___ Data listing

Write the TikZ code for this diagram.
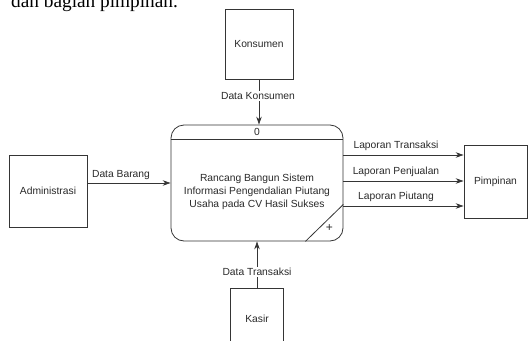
\documentclass[tikz,border=0pt]{standalone}
\usepackage{fontspec}
\setmainfont{Liberation Sans}
\newfontfamily\serifdoc{Liberation Serif}
\usetikzlibrary{arrows.meta}
\definecolor{linec}{HTML}{353535}
\definecolor{textc}{HTML}{2A2A2A}
\begin{document}
\begin{tikzpicture}[x=1pt,y=-1pt,
  every node/.style={text=textc,font=\fontsize{10.3}{13}\selectfont},
  entity/.style={draw=linec,line width=0.8pt,rectangle,inner sep=0pt},
  procbox/.style={draw=linec,line width=0.8pt,rectangle,rounded corners=13pt,inner sep=0pt,minimum width=172pt,minimum height=116pt},
  flow/.style={draw=linec,line width=0.8pt,-{Stealth[length=8pt,width=5.5pt]}},
  flowlabel/.style={fill=white,inner sep=1pt},
  toplabel/.style={inner sep=1pt,anchor=south}]
\useasboundingbox (0,0) rectangle (530,340);
\clip (0,0) rectangle (530,340);
\fill[white] (0,0) rectangle (530,340);
% cut-off line of document text
\node[anchor=base west,inner sep=0pt,font=\serifdoc\fontsize{19.3}{22}\selectfont,text=black] (doctext) at (11,8) {dan bagian pimpinan.};
% entities
\node[entity,minimum width=68pt,minimum height=70pt] (konsumen) at (259,44) {Konsumen};
\node[entity,minimum width=78pt,minimum height=72pt] (admin) at (48,191) {Administrasi};
\node[entity,minimum width=53pt,minimum height=62pt] (kasir) at (257,319) {Kasir};
\node[entity,minimum width=63pt,minimum height=73pt] (pimp) at (495.5,181.5) {Pimpinan};
% process
\node[procbox] (proc) at (257,183) {};
\node[align=center,inner sep=0pt] (proctext) at (257,191.5) {Rancang Bangun Sistem\\Informasi Pengendalian Piutang\\Usaha pada CV Hasil Sukses};
\node[inner sep=0pt] (procid) at (257,132) {0};
\draw[linec,line width=0.8pt] ([yshift=-15pt]proc.north west) -- ([yshift=-15pt]proc.north east);
\coordinate (cornerA) at ([xshift=-38pt]proc.south east);
\coordinate (cornerB) at ([yshift=37pt]proc.south east);
\draw[linec,line width=0.8pt] (cornerA) -- (cornerB);
\node[inner sep=0pt,font=\fontsize{12}{12}\selectfont] (plus) at (329.5,228) {+};
% flows in
\draw[flow] (konsumen.south) -- (konsumen.south |- proc.north);
\node[flowlabel] (lkons) at (258,96) {Data Konsumen};
\draw[flow] (proc.west -| admin.east) -- (proc.west);
\node[toplabel] (lbarang) at (121,181) {Data Barang};
\draw[flow] (kasir.north) -- (kasir.north |- proc.south);
\node[flowlabel] (ltrans) at (257,272) {Data Transaksi};
% flows out
\coordinate (r1) at ([yshift=28pt]proc.east);
\coordinate (r2) at ([yshift=2pt]proc.east);
\coordinate (r3) at ([yshift=-23pt]proc.east);
\draw[flow] (r1) -- (r1 -| pimp.west);
\draw[flow] (r2) -- (r2 -| pimp.west);
\draw[flow] (r3) -- (r3 -| pimp.west);
\node[toplabel] (lrep1) at (396,152) {Laporan Transaksi};
\node[toplabel] (lrep2) at (396,177.5) {Laporan Penjualan};
\node[toplabel] (lrep3) at (396,202.5) {Laporan Piutang};
\end{tikzpicture}
\end{document}
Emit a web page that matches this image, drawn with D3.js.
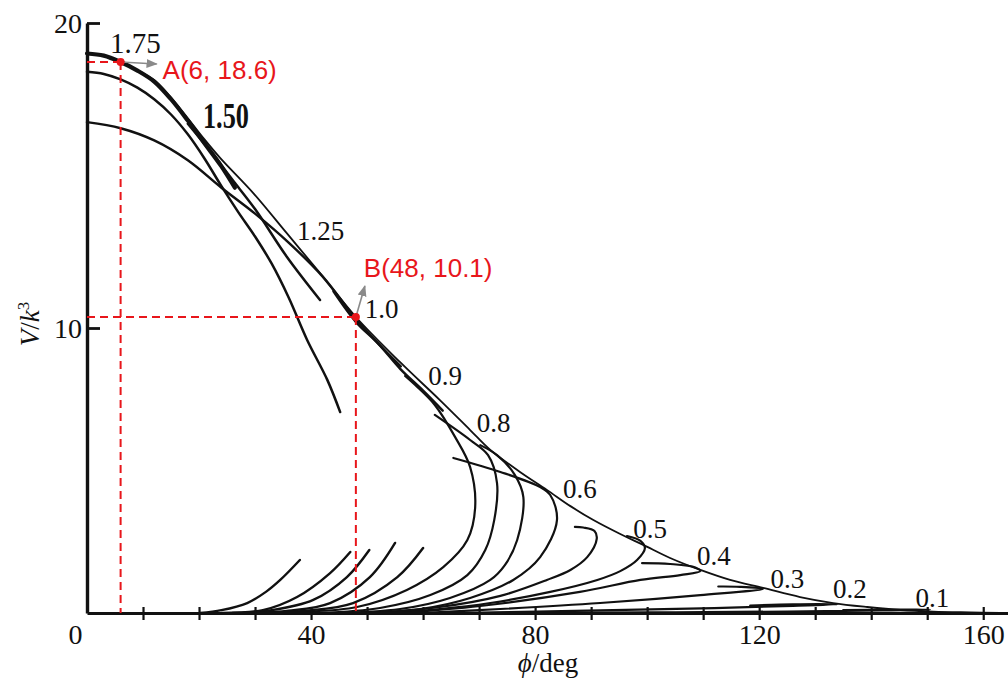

______

→ **Exercise**: Please repeat the entries exactly. Do not include the pictures.

→ **Full output**:
Write the TikZ code for this diagram.
\documentclass[tikz,border=0pt]{standalone}
\usepackage{fontspec}
\setmainfont{Liberation Sans}
\newfontfamily\serifdoc{Liberation Serif}
\usetikzlibrary{arrows.meta}
\definecolor{linec}{HTML}{353535}
\definecolor{textc}{HTML}{2A2A2A}
\begin{document}
\begin{tikzpicture}[x=1pt,y=-1pt,
  every node/.style={text=textc,font=\fontsize{10.3}{13}\selectfont},
  entity/.style={draw=linec,line width=0.8pt,rectangle,inner sep=0pt},
  procbox/.style={draw=linec,line width=0.8pt,rectangle,rounded corners=13pt,inner sep=0pt,minimum width=172pt,minimum height=116pt},
  flow/.style={draw=linec,line width=0.8pt,-{Stealth[length=8pt,width=5.5pt]}},
  flowlabel/.style={fill=white,inner sep=1pt},
  toplabel/.style={inner sep=1pt,anchor=south}]
\useasboundingbox (0,0) rectangle (530,340);
\clip (0,0) rectangle (530,340);
\fill[white] (0,0) rectangle (530,340);
% cut-off line of document text
\node[anchor=base west,inner sep=0pt,font=\serifdoc\fontsize{19.3}{22}\selectfont,text=black] (doctext) at (11,8) {dan bagian pimpinan.};
% entities
\node[entity,minimum width=68pt,minimum height=70pt] (konsumen) at (259,44) {Konsumen};
\node[entity,minimum width=78pt,minimum height=72pt] (admin) at (48,191) {Administrasi};
\node[entity,minimum width=53pt,minimum height=62pt] (kasir) at (257,319) {Kasir};
\node[entity,minimum width=63pt,minimum height=73pt] (pimp) at (495.5,181.5) {Pimpinan};
% process
\node[procbox] (proc) at (257,183) {};
\node[align=center,inner sep=0pt] (proctext) at (257,191.5) {Rancang Bangun Sistem\\Informasi Pengendalian Piutang\\Usaha pada CV Hasil Sukses};
\node[inner sep=0pt] (procid) at (257,132) {0};
\draw[linec,line width=0.8pt] ([yshift=-15pt]proc.north west) -- ([yshift=-15pt]proc.north east);
\coordinate (cornerA) at ([xshift=-38pt]proc.south east);
\coordinate (cornerB) at ([yshift=37pt]proc.south east);
\draw[linec,line width=0.8pt] (cornerA) -- (cornerB);
\node[inner sep=0pt,font=\fontsize{12}{12}\selectfont] (plus) at (329.5,228) {+};
% flows in
\draw[flow] (konsumen.south) -- (konsumen.south |- proc.north);
\node[flowlabel] (lkons) at (258,96) {Data Konsumen};
\draw[flow] (proc.west -| admin.east) -- (proc.west);
\node[toplabel] (lbarang) at (121,181) {Data Barang};
\draw[flow] (kasir.north) -- (kasir.north |- proc.south);
\node[flowlabel] (ltrans) at (257,272) {Data Transaksi};
% flows out
\coordinate (r1) at ([yshift=28pt]proc.east);
\coordinate (r2) at ([yshift=2pt]proc.east);
\coordinate (r3) at ([yshift=-23pt]proc.east);
\draw[flow] (r1) -- (r1 -| pimp.west);
\draw[flow] (r2) -- (r2 -| pimp.west);
\draw[flow] (r3) -- (r3 -| pimp.west);
\node[toplabel] (lrep1) at (396,152) {Laporan Transaksi};
\node[toplabel] (lrep2) at (396,177.5) {Laporan Penjualan};
\node[toplabel] (lrep3) at (396,202.5) {Laporan Piutang};
\end{tikzpicture}
\end{document}
Emit a web page that matches this image, drawn with D3.js.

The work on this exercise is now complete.